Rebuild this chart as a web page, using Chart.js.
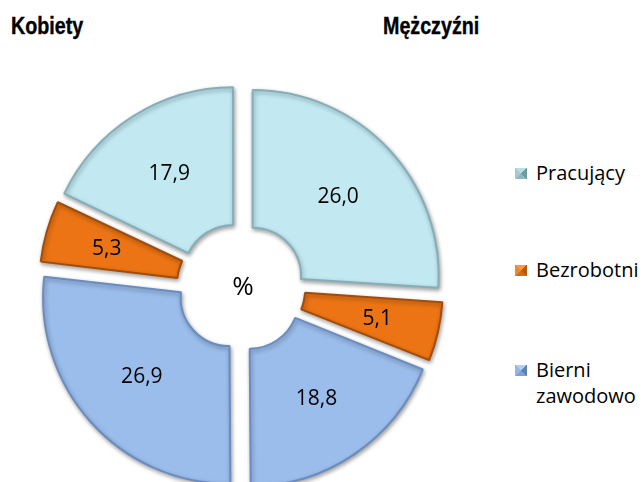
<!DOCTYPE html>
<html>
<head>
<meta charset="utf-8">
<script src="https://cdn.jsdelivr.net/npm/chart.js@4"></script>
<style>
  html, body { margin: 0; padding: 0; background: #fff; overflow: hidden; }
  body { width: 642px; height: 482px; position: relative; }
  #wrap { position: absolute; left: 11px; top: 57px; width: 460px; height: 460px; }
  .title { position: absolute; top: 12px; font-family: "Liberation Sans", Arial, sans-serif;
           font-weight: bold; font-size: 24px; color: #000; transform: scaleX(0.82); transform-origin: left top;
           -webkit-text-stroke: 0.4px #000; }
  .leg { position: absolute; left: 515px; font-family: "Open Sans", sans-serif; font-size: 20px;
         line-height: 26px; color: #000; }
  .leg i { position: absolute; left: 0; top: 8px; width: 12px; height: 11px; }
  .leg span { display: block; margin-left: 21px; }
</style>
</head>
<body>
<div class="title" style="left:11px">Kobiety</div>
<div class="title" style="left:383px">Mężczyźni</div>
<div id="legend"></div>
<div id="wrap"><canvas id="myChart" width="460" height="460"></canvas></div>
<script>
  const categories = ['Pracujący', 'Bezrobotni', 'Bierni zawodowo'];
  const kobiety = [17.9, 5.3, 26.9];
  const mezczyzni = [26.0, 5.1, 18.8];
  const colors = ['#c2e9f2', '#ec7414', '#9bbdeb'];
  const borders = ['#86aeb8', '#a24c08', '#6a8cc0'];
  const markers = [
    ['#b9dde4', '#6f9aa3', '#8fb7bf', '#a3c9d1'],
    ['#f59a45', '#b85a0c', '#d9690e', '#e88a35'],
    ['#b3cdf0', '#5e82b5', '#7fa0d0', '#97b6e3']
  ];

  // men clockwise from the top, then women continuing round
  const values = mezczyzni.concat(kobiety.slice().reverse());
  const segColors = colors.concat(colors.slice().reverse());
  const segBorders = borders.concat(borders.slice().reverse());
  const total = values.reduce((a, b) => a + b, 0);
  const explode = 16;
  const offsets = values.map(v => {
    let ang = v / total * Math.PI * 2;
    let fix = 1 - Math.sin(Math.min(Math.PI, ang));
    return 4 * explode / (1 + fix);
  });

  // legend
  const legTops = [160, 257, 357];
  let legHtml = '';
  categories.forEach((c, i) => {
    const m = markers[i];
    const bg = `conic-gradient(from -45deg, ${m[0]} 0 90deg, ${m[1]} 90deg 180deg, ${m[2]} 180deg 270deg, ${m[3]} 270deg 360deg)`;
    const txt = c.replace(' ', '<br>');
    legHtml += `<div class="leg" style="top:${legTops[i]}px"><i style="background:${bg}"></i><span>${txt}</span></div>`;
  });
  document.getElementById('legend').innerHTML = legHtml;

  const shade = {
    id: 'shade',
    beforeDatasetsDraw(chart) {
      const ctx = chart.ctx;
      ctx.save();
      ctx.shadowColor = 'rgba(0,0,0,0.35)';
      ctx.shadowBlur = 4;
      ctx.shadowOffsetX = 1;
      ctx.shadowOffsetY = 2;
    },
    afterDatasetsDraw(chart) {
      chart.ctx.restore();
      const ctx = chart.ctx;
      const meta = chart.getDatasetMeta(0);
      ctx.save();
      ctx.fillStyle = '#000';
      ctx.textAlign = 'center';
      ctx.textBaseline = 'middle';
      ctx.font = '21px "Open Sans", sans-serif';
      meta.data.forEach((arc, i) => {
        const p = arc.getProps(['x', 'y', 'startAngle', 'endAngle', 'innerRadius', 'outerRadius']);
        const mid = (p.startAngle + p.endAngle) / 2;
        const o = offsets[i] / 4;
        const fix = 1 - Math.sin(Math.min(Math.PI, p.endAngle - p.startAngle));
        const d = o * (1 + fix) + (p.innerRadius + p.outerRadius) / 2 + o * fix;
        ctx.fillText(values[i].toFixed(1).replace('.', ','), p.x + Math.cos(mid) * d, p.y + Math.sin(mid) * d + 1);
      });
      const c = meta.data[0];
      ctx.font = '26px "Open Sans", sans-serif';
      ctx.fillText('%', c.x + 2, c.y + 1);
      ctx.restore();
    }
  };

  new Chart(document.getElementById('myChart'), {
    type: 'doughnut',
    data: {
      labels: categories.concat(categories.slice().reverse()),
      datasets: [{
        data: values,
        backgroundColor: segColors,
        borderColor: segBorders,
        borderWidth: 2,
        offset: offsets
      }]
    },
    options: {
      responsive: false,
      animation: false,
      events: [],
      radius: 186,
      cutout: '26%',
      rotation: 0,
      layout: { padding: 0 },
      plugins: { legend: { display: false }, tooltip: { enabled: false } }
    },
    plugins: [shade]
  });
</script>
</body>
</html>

_ _ _

Exercise aim:
Restate the whole listing above exactly, please, omitting every image.

Answer for the task:
Rebuild this chart as a web page, using Chart.js.
<!DOCTYPE html>
<html>
<head>
<meta charset="utf-8">
<script src="https://cdn.jsdelivr.net/npm/chart.js@4"></script>
<style>
  html, body { margin: 0; padding: 0; background: #fff; overflow: hidden; }
  body { width: 642px; height: 482px; position: relative; }
  #wrap { position: absolute; left: 11px; top: 57px; width: 460px; height: 460px; }
  .title { position: absolute; top: 12px; font-family: "Liberation Sans", Arial, sans-serif;
           font-weight: bold; font-size: 24px; color: #000; transform: scaleX(0.82); transform-origin: left top;
           -webkit-text-stroke: 0.4px #000; }
  .leg { position: absolute; left: 515px; font-family: "Open Sans", sans-serif; font-size: 20px;
         line-height: 26px; color: #000; }
  .leg i { position: absolute; left: 0; top: 8px; width: 12px; height: 11px; }
  .leg span { display: block; margin-left: 21px; }
</style>
</head>
<body>
<div class="title" style="left:11px">Kobiety</div>
<div class="title" style="left:383px">Mężczyźni</div>
<div id="legend"></div>
<div id="wrap"><canvas id="myChart" width="460" height="460"></canvas></div>
<script>
  const categories = ['Pracujący', 'Bezrobotni', 'Bierni zawodowo'];
  const kobiety = [17.9, 5.3, 26.9];
  const mezczyzni = [26.0, 5.1, 18.8];
  const colors = ['#c2e9f2', '#ec7414', '#9bbdeb'];
  const borders = ['#86aeb8', '#a24c08', '#6a8cc0'];
  const markers = [
    ['#b9dde4', '#6f9aa3', '#8fb7bf', '#a3c9d1'],
    ['#f59a45', '#b85a0c', '#d9690e', '#e88a35'],
    ['#b3cdf0', '#5e82b5', '#7fa0d0', '#97b6e3']
  ];

  // men clockwise from the top, then women continuing round
  const values = mezczyzni.concat(kobiety.slice().reverse());
  const segColors = colors.concat(colors.slice().reverse());
  const segBorders = borders.concat(borders.slice().reverse());
  const total = values.reduce((a, b) => a + b, 0);
  const explode = 16;
  const offsets = values.map(v => {
    let ang = v / total * Math.PI * 2;
    let fix = 1 - Math.sin(Math.min(Math.PI, ang));
    return 4 * explode / (1 + fix);
  });

  // legend
  const legTops = [160, 257, 357];
  let legHtml = '';
  categories.forEach((c, i) => {
    const m = markers[i];
    const bg = `conic-gradient(from -45deg, ${m[0]} 0 90deg, ${m[1]} 90deg 180deg, ${m[2]} 180deg 270deg, ${m[3]} 270deg 360deg)`;
    const txt = c.replace(' ', '<br>');
    legHtml += `<div class="leg" style="top:${legTops[i]}px"><i style="background:${bg}"></i><span>${txt}</span></div>`;
  });
  document.getElementById('legend').innerHTML = legHtml;

  const shade = {
    id: 'shade',
    beforeDatasetsDraw(chart) {
      const ctx = chart.ctx;
      ctx.save();
      ctx.shadowColor = 'rgba(0,0,0,0.35)';
      ctx.shadowBlur = 4;
      ctx.shadowOffsetX = 1;
      ctx.shadowOffsetY = 2;
    },
    afterDatasetsDraw(chart) {
      chart.ctx.restore();
      const ctx = chart.ctx;
      const meta = chart.getDatasetMeta(0);
      ctx.save();
      ctx.fillStyle = '#000';
      ctx.textAlign = 'center';
      ctx.textBaseline = 'middle';
      ctx.font = '21px "Open Sans", sans-serif';
      meta.data.forEach((arc, i) => {
        const p = arc.getProps(['x', 'y', 'startAngle', 'endAngle', 'innerRadius', 'outerRadius']);
        const mid = (p.startAngle + p.endAngle) / 2;
        const o = offsets[i] / 4;
        const fix = 1 - Math.sin(Math.min(Math.PI, p.endAngle - p.startAngle));
        const d = o * (1 + fix) + (p.innerRadius + p.outerRadius) / 2 + o * fix;
        ctx.fillText(values[i].toFixed(1).replace('.', ','), p.x + Math.cos(mid) * d, p.y + Math.sin(mid) * d + 1);
      });
      const c = meta.data[0];
      ctx.font = '26px "Open Sans", sans-serif';
      ctx.fillText('%', c.x + 2, c.y + 1);
      ctx.restore();
    }
  };

  new Chart(document.getElementById('myChart'), {
    type: 'doughnut',
    data: {
      labels: categories.concat(categories.slice().reverse()),
      datasets: [{
        data: values,
        backgroundColor: segColors,
        borderColor: segBorders,
        borderWidth: 2,
        offset: offsets
      }]
    },
    options: {
      responsive: false,
      animation: false,
      events: [],
      radius: 186,
      cutout: '26%',
      rotation: 0,
      layout: { padding: 0 },
      plugins: { legend: { display: false }, tooltip: { enabled: false } }
    },
    plugins: [shade]
  });
</script>
</body>
</html>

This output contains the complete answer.